LINCOLN, Neb. – On the eve of the week-long Keystone XL pipeline hearings, opponents grabbed a sign and marched.
The protesters covered around one and a half blocks in downtown Lincoln on Sunday, heading from the capitol to the Cornhusker Marriott hotel, the site of the formal Public Service Commission hearings on the proposed pipeline, which was approved this year by President Trump.
Before the march, the protesters rallied on the steps of the capitol, with Jane Kleeb, the head of the Nebraska Democratic party and activist group Bold Alliance, leading the charge.
“If we continue to build these dirty tar-sands pipeline, we’re not going to see farming like we do right now,” says Kleeb.
From there, over a half dozen different speakers gave pep talks to the crowd, before the march began.
The thousand-plus protesters all did so in order to stop Keystone XL, which would bring tar-sands oil from Canada through Nebraska, all the way to Texas. But, the protesters wanted to stop the pipeline for many different reasons, including, the potential destruction of farmable soil, a foreign company using eminent domain on Americans and protecting the Ogallala aquifer.

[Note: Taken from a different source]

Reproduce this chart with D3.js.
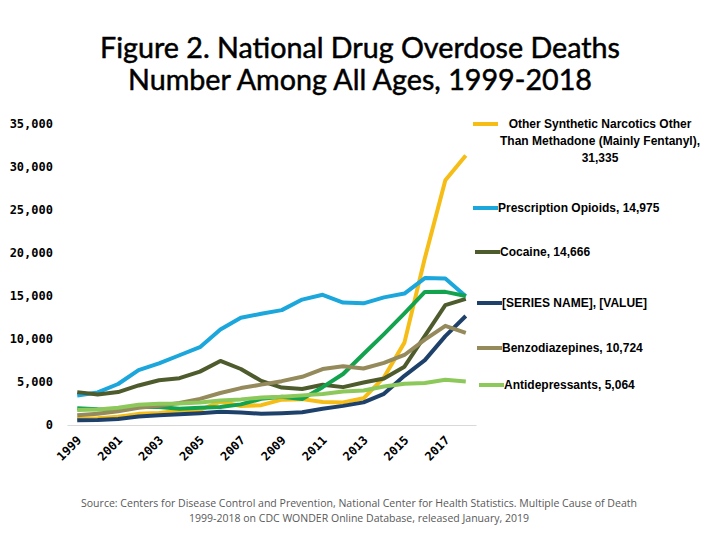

“It’s a risk not worth taking, the pipeline only creates 35 permanent jobs and balance that with the risk to the Ogallala Aquifer,” says District 1 congressional candidate Dennis Crawford.
“Nebraska has the Ogallala aquifer underneath it, without the aquifer underneath it, the bread-basket of America is going to be no longer,” says protester Joye Braun.
Some came as far as Chicago and Minnesota, just to participate in the protest.
“This is sort of the last great hope we have to killing off this wretched pipeline,” says Chicago resident Ric Stuckey.
“We don’t need more oil infrastructure, it would be different if this was 20 or 30 years ago, when we had a clearly increasing demand for oil, we don’t have that today,” says protester Michael Zurakov of Chicago.
“To voice my anger and my sadness over the land that is being destroyed by this stupid pipeline,” says protester Omar Ceesay of Minnesota.
Some have been fighting this pipeline since last decade, including Sandy Harrison, who says this is the biggest anti-Keystone XL protest she’s attended.
“This particular group, this was the largest of all of them that I’ve been to, so I’m hoping that this one will give a message that says no, people are sick of it,” says Harrison.
The march was heavily protected by law enforcement, who kept the peace throughout the day, with no visible incidents.
The Public Service Commission will vote to approve or deny the pipeline by no later than November 23rd, if it passes, some marchers expect similar protests to the ones in North Dakota against the Dakota Access Pipeline.
“It’s going to be just like DAPL, so if it does get approved, I hope they know it’s coming,” says protester Jahkeyrie Senna.